# Exhaust wanted



## Mcgill (Oct 4, 2020)

Looking to upgrade my exhaust looking for a full decat system don’t want anything with drone but something that sounds nice pops and bangs with the odd flame 😜

Any for sale ?


----------



## Davidbenson (Oct 21, 2018)

Is your current exhaust stock? What year? I might have need of one.


----------



## Mcgill (Oct 4, 2020)

Hi, it’s a 2016 currently stage 1 with miltek y pipe


----------



## Chad Kennedy (Mar 10, 2020)

Hi there
I have a full Miltek Exhaust purchased new from Litchfield never seen a wet day and used for less than 500miles.
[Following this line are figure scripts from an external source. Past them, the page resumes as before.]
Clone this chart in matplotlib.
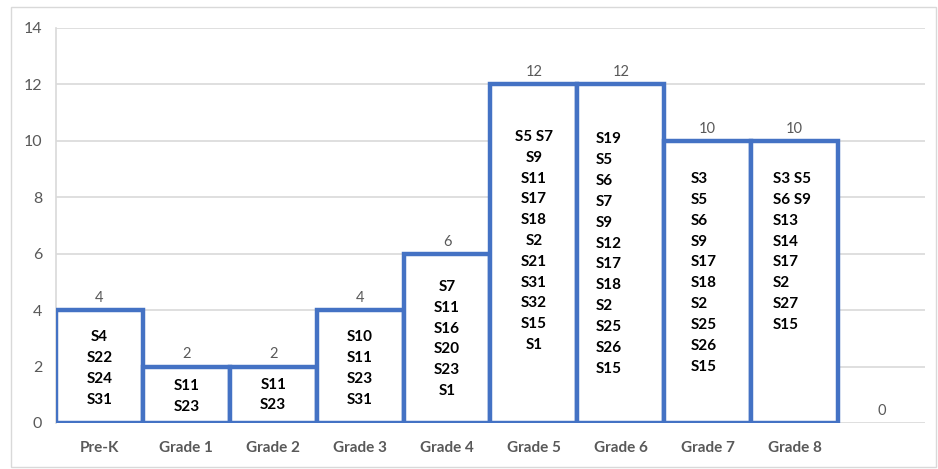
import matplotlib.pyplot as plt
from matplotlib.patches import Rectangle

grades = ["Pre-K", "Grade 1", "Grade 2", "Grade 3", "Grade 4",
          "Grade 5", "Grade 6", "Grade 7", "Grade 8", ""]
counts = [4, 2, 2, 4, 6, 12, 12, 10, 10, 0]

students = [
    ["S4", "S22", "S24", "S31"],
    ["S11", "S23"],
    ["S11", "S23"],
    ["S10", "S11", "S23", "S31"],
    ["S7", "S11", "S16", "S20", "S23", "S1"],
    ["S5 S7", "S9", "S11", "S17", "S18", "S2", "S21", "S31", "S32", "S15", "S1"],
    ["S19", "S5", "S6", "S7", "S9", "S12", "S17", "S18", "S2", "S25", "S26", "S15"],
    ["S3", "S5", "S6", "S9", "S17", "S18", "S2", "S25", "S26", "S15"],
    ["S3 S5", "S6 S9", "S13", "S14", "S17", "S2", "S27", "S15"],
    [],
]

# where each name block sits: vertical centre (data units), x shift (bar widths), alignment
block_y = [1.93, 0.94, 0.99, 1.93, 2.98, 6.45, 5.99, 5.32, 6.06, 0]
block_dx = [0, 0, 0, 0, 0, 0, -0.29, -0.20, -0.25, 0]
block_align = ["center"] * 6 + ["left"] * 3 + ["center"]

blue = "#4472C4"
grey = "#595959"
plt.rcParams["font.family"] = ["Lato", "DejaVu Sans"]

fig = plt.figure(figsize=(9.38, 4.69), dpi=100)
ax = fig.add_axes([0.0597, 0.0981, 0.9264, 0.8422])

fig.patches.append(Rectangle((11 / 938, 2 / 469), 925 / 938, 460 / 469,
                             transform=fig.transFigure, fill=False,
                             edgecolor="#D9D9D9", linewidth=1))

x = list(range(len(grades)))
for i, v in enumerate(counts):
    if v > 0:
        ax.bar(i, v, width=1.0, facecolor="white", edgecolor=blue,
               linewidth=3.2, zorder=3)
    ax.text(i, v + 0.18, str(v), ha="center", va="bottom",
            fontsize=10.5, color=grey, zorder=4)
    if students[i]:
        ax.text(i + block_dx[i], block_y[i], "\n".join(students[i]),
                ha=block_align[i], va="center", multialignment=block_align[i],
                fontsize=11, fontweight="bold", color="black",
                linespacing=1.62, zorder=4)

ax.set_xlim(-0.5, len(grades) - 0.5)
ax.set_ylim(0, 14)
ax.set_yticks(range(0, 15, 2))
ax.set_xticks(x)
ax.set_xticklabels(grades, fontweight="bold", fontsize=11, color=grey)
ax.tick_params(axis="y", labelsize=11.5, labelcolor=grey, length=0, pad=10)
ax.tick_params(axis="x", length=0, pad=13)
ax.grid(axis="y", color="#D9D9D9", linewidth=1.2, zorder=0)
for side in ["top", "right", "bottom"]:
    ax.spines[side].set_visible(False)
ax.spines["left"].set_color("#D9D9D9")
ax.spines["left"].set_linewidth(1.2)

fig.savefig("out.png", dpi=100)
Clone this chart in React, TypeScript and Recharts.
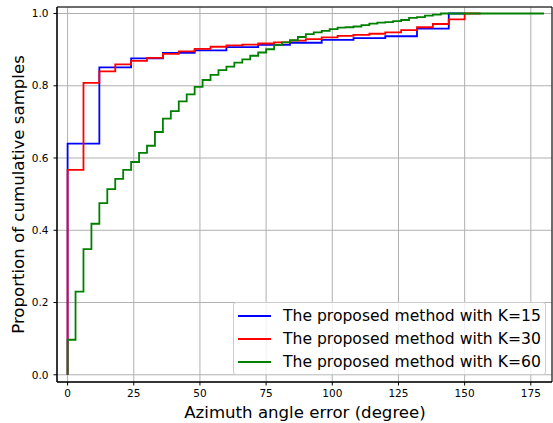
import {
  LineChart,
  Line,
  XAxis,
  YAxis,
  CartesianGrid,
  Legend,
  ReferenceArea,
} from 'recharts';

// K=15 (12 degree bins)
const k15Angles = [0, 0, 12, 24, 36, 48, 60, 72, 84, 96, 108, 120, 132, 144, 150];
const k15Values = [0, 0.64, 0.851, 0.876, 0.891, 0.898, 0.907, 0.913, 0.919, 0.927, 0.932, 0.937, 0.958, 1.0, 1.0];

// K=30 (6 degree bins)
const k30Angles = [0, 0, 6, 12, 18, 24, 30, 36, 42, 48, 54, 60, 66, 72, 78, 84, 90, 96, 102, 108, 114, 120, 126, 132, 138, 144, 150, 156];
const k30Values = [0, 0.567, 0.808, 0.84, 0.859, 0.869, 0.877, 0.888, 0.895, 0.902, 0.908, 0.912, 0.914, 0.917, 0.92, 0.925, 0.929, 0.934, 0.938, 0.941, 0.944, 0.948, 0.954, 0.962, 0.971, 0.984, 1.0, 1.0];

// K=60 (3 degree bins)
const k60Angles = [0, 0, 3, 6, 9, 12, 15, 18, 21, 24, 27, 30, 33, 36, 39, 42, 45, 48, 51, 54, 57, 60, 63, 66, 69, 72, 75, 78, 81, 84, 87, 90, 93, 96, 99, 102, 105, 108, 111, 114, 117, 120, 123, 126, 129, 132, 135, 138, 141, 180];
const k60Values = [0, 0.097, 0.23, 0.348, 0.418, 0.475, 0.514, 0.542, 0.567, 0.589, 0.614, 0.634, 0.672, 0.709, 0.73, 0.757, 0.776, 0.797, 0.816, 0.83, 0.843, 0.853, 0.864, 0.873, 0.883, 0.892, 0.901, 0.913, 0.92, 0.926, 0.935, 0.943, 0.948, 0.952, 0.957, 0.961, 0.962, 0.964, 0.968, 0.972, 0.975, 0.976, 0.979, 0.982, 0.988, 0.99, 0.994, 0.997, 1.0, 1.0];

const xTicks = [0, 25, 50, 75, 100, 125, 150, 175];
const yTicks = [0, 0.2, 0.4, 0.6, 0.8, 1.0];

const SERIES = [
  { name: 'The proposed method with K=15', color: '#0000ff', angles: k15Angles, values: k15Values },
  { name: 'The proposed method with K=30', color: '#ff0000', angles: k30Angles, values: k30Values },
  { name: 'The proposed method with K=60', color: '#008000', angles: k60Angles, values: k60Values },
];

const toPoints = (angles: number[], values: number[]) =>
  angles.map((x, i) => ({ x, y: values[i] }));

const FONT = '"DejaVu Sans", sans-serif';
const X_DOMAIN = [-4, 183];
const Y_DOMAIN = [-0.02, 1.018];

function LegendBox() {
  return (
    <div
      style={{
        width: 313,
        height: 73,
        background: 'rgba(255,255,255,0.8)',
        border: '1px solid #cccccc',
        borderRadius: 3,
        boxSizing: 'border-box',
        fontFamily: FONT,
        fontSize: 15.6,
        color: '#000',
        paddingTop: 1,
        textAlign: 'left',
        whiteSpace: 'nowrap',
      }}
    >
      {SERIES.map(s => (
        <div key={s.name} style={{ display: 'flex', alignItems: 'center', height: 23 }}>
          <span style={{ display: 'inline-block', width: 33, height: 2, background: s.color, marginLeft: 4, marginRight: 12 }} />
          <span>{s.name}</span>
        </div>
      ))}
    </div>
  );
}

export default function App() {
  return (
    <div style={{ position: 'absolute', left: 0, top: 0, width: 553, height: 423, background: '#fff' }}>
      <LineChart width={553} height={423} margin={{ top: 7, right: 1, left: 0, bottom: 0 }}>
        <CartesianGrid stroke="#b0b0b0" strokeWidth={1} />
        <XAxis
          dataKey="x"
          type="number"
          domain={X_DOMAIN}
          ticks={xTicks}
          allowDataOverflow
          height={41}
          tickSize={3.5}
          tickMargin={4}
          stroke="#000"
          tick={{ fill: '#000', fontSize: 10.5, fontFamily: FONT }}
          label={() => (
            <text x={305} y={418} textAnchor="middle" fontSize={16.6} fontFamily={FONT} fill="#000">
              Azimuth angle error (degree)
            </text>
          )}
        />
        <YAxis
          type="number"
          domain={Y_DOMAIN}
          ticks={yTicks}
          allowDataOverflow
          width={57}
          tickSize={3.5}
          tickMargin={5}
          stroke="#000"
          tickFormatter={(v: number) => v.toFixed(1)}
          tick={{ fill: '#000', fontSize: 10.5, fontFamily: FONT }}
          label={() => (
            <text
              x={18}
              y={194.5}
              transform="rotate(-90 18 194.5)"
              textAnchor="middle"
              dominantBaseline="central"
              fontSize={16.6}
              fontFamily={FONT}
              fill="#000"
            >
              Proportion of cumulative samples
            </text>
          )}
        />
        <ReferenceArea
          x1={X_DOMAIN[0]}
          x2={X_DOMAIN[1]}
          y1={Y_DOMAIN[0]}
          y2={Y_DOMAIN[1]}
          fill="none"
          fillOpacity={0}
          stroke="#000"
          strokeWidth={1}
          ifOverflow="extendDomain"
        />
        {SERIES.map(s => (
          <Line
            key={s.name}
            data={toPoints(s.angles, s.values)}
            dataKey="y"
            name={s.name}
            type="stepAfter"
            stroke={s.color}
            strokeWidth={1.8}
            dot={false}
            activeDot={false}
            isAnimationActive={false}
          />
        ))}
        <Legend
          layout="vertical"
          align="center"
          verticalAlign="middle"
          content={() => <LegendBox />}
          wrapperStyle={{ left: 233, top: 302, width: 313, height: 73, bottom: 'auto', right: 'auto' }}
        />
      </LineChart>
    </div>
  );
}
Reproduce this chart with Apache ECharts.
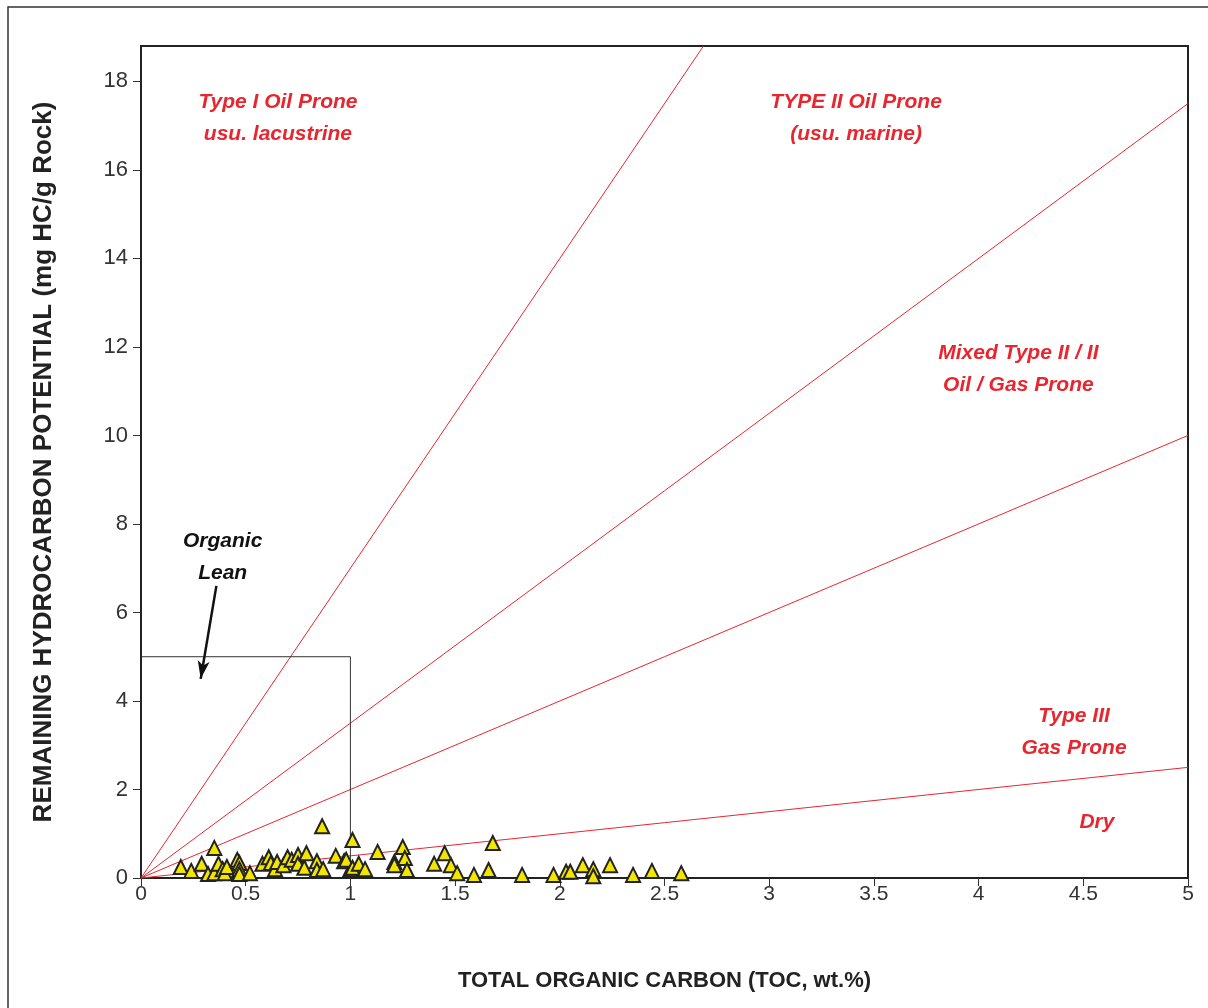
<!DOCTYPE html>
<html>
<head>
<meta charset="utf-8">
<script src="https://cdn.jsdelivr.net/npm/echarts@6/dist/echarts.min.js"></script>
<style>
  html, body { margin: 0; padding: 0; background: #fff; }
  #chart { width: 1208px; height: 1008px; }
</style>
</head>
<body>
<div id="chart"></div>
<script>
// samples: TOC (wt.%) and S2 (mg HC/g rock)
var tocValues = [0.19, 0.24, 0.29, 0.32, 0.35, 0.35, 0.37, 0.39, 0.40, 0.41, 0.46, 0.47, 0.47, 0.47, 0.52,
  0.58, 0.61, 0.62, 0.64, 0.65, 0.68, 0.70, 0.72, 0.75, 0.75, 0.78, 0.79, 0.84, 0.84, 0.87, 0.865, 0.93, 0.97, 1.00,
  1.01, 0.98, 1.01, 1.04, 1.07, 1.13, 1.21, 1.21, 1.25, 1.26, 1.27, 1.40, 1.45,
  1.48, 1.51, 1.68, 1.59, 1.66, 1.82,
  1.97, 2.03, 2.05, 2.11, 2.16, 2.16, 2.24, 2.35, 2.44, 2.58];
var s2Values = [0.25, 0.16, 0.32, 0.09, 0.68, 0.11, 0.32, 0.20, 0.11, 0.25, 0.41, 0.34, 0.20, 0.09, 0.11,
  0.32, 0.47, 0.34, 0.20, 0.36, 0.29, 0.47, 0.41, 0.52, 0.32, 0.23, 0.56, 0.38, 0.18, 0.20, 1.17, 0.50, 0.38, 0.20,
  0.86, 0.41, 0.23, 0.32, 0.20, 0.59, 0.36, 0.29, 0.70, 0.45, 0.18, 0.32, 0.56,
  0.29, 0.11, 0.79, 0.07, 0.18, 0.07,
  0.07, 0.14, 0.14, 0.29, 0.20, 0.04, 0.29, 0.07, 0.16, 0.11];

// kerogen type boundaries (HI = 700, 350, 200, 50)
var typeILine = [[0, 0], [2.686, 18.8]];
var typeIILine = [[0, 0], [5, 17.5]];
var mixedLine = [[0, 0], [5, 10]];
var typeIIILine = [[0, 0], [5, 2.5]];
var leanBox = [[0, 5], [1, 5], [1, 0]];
var leanArrow = [[0.36, 6.6], [0.285, 4.5]];

var xTicks = [0, 0.5, 1, 1.5, 2, 2.5, 3, 3.5, 4, 4.5, 5];
var yTicks = [0, 2, 4, 6, 8, 10, 12, 14, 16, 18];

var zoneLabels = [
  { value: [0.654, 17.16], text: 'Type I Oil Prone\nusu. lacustrine', color: '#e8262f' },
  { value: [3.415, 17.16], text: 'TYPE II Oil Prone\n(usu. marine)', color: '#e8262f' },
  { value: [4.19, 11.5], text: 'Mixed Type II / II\nOil / Gas Prone', color: '#e8262f' },
  { value: [4.456, 3.3], text: 'Type III\nGas Prone', color: '#e8262f' },
  { value: [4.565, 1.26], text: 'Dry', color: '#e8262f' },
  { value: [0.39, 7.25], text: 'Organic\nLean', color: '#111' }
];

var points = tocValues.map(function (t, i) { return [t, s2Values[i]]; });

function redLine(data) {
  return {
    type: 'line', data: data, symbol: 'none', silent: true, z: 2,
    lineStyle: { color: '#e8262f', width: 1 }
  };
}

var chart = echarts.init(document.getElementById('chart'));
chart.setOption({
  animation: false,
  backgroundColor: '#fff',
  textStyle: { fontFamily: 'Liberation Sans, Arial, sans-serif' },
  graphic: [
    { type: 'polyline', shape: { points: [[8, 1008], [8, 7], [1208, 7]] },
      style: { stroke: '#333', lineWidth: 1.5, fill: null } }
  ],
  grid: { left: 141, top: 46, right: 20, bottom: 130, show: true, borderColor: '#222', borderWidth: 2 },
  xAxis: {
    type: 'value', min: 0, max: 5, interval: 0.5,
    name: 'TOTAL ORGANIC CARBON (TOC, wt.%)', nameLocation: 'middle', nameGap: 92,
    nameTextStyle: { fontSize: 22, fontWeight: 'bold', color: '#222' },
    axisLine: { lineStyle: { color: '#222', width: 2 } },
    axisTick: { length: 8, lineStyle: { color: '#333' }, customValues: xTicks },
    axisLabel: { fontSize: 21, color: '#333', margin: 6, customValues: xTicks },
    splitLine: { show: false }
  },
  yAxis: {
    type: 'value', min: 0, max: 18.8, interval: 2,
    name: 'REMAINING HYDROCARBON POTENTIAL (mg HC/g Rock)', nameLocation: 'middle', nameGap: 84, nameRotate: 90,
    nameTextStyle: { fontSize: 26, fontWeight: 'bold', color: '#222' },
    axisLine: { lineStyle: { color: '#222', width: 2 } },
    axisTick: { length: 8, lineStyle: { color: '#333' }, customValues: yTicks },
    axisLabel: { fontSize: 22, color: '#333', margin: 13, customValues: yTicks },
    splitLine: { show: false }
  },
  series: [
    redLine(typeILine), redLine(typeIILine), redLine(mixedLine), redLine(typeIIILine),
    {
      type: 'line', data: leanBox, symbol: 'none', silent: true, z: 2,
      lineStyle: { color: '#333', width: 1 },
      markLine: {
        silent: true, symbol: ['none', 'arrow'], symbolSize: [9, 18],
        lineStyle: { color: '#111', width: 2.5, type: 'solid' },
        label: { show: false },
        data: [[{ coord: leanArrow[0] }, { coord: leanArrow[1] }]]
      }
    },
    {
      type: 'scatter', data: points, symbol: 'triangle', symbolSize: 14, z: 5,
      itemStyle: { color: '#f2e600', borderColor: '#222', borderWidth: 2, opacity: 1 }
    },
    {
      type: 'scatter', symbolSize: 0, silent: true, z: 6,
      itemStyle: { opacity: 1 },
      data: zoneLabels.map(function (d) {
        return {
          value: d.value,
          label: {
            show: true, position: 'inside', formatter: d.text, color: d.color,
            fontSize: 21, fontWeight: 'bold', fontStyle: 'italic', lineHeight: 32, align: 'center'
          }
        };
      })
    }
  ]
});
</script>
</body>
</html>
Can verify if interested.


----------



## Mcgill (Oct 4, 2020)

I’m Still looking for one


----------



## Skint (Oct 11, 2014)

Pops and bangs do not come automatically with an exhaust, best to speak with your mapper.


----------



## TREG (May 20, 2004)

Pop, pop, bang= Fire









GTR FIRE


Anyone seen the You Tube clip of what happens when you use pop and bangs mode too much 🧯🧯




www.gtr.co.uk


----------



## marcusevo6 (Nov 12, 2013)

I still have the full Russ fellows system you really won’t be disappointed in how it sounds!!


----------



## Skint (Oct 11, 2014)

I also have a Russ fellows system including ypipe. As posted above they sound nice without being too intrusive.

£600 provisionally sold


----------



## adz87kc (Jan 8, 2018)

Skint said:


> I also have a Russ fellows system including ypipe. As posted above they sound nice without being too intrusive.
> 
> £600


That's an absolute steal at that price.

If I didn't have a GTC Titan I'd be all over that.


----------



## TalibGTR (Jul 3, 2017)

Skint said:


> I also have a Russ fellows system including ypipe. As posted above they sound nice without being too intrusive.
> 
> £600 provisionally sold


Absolute bargain! Not surprised it’s sold. What size - 102mm?


----------



## Skint (Oct 11, 2014)

No 90mm good for 850


----------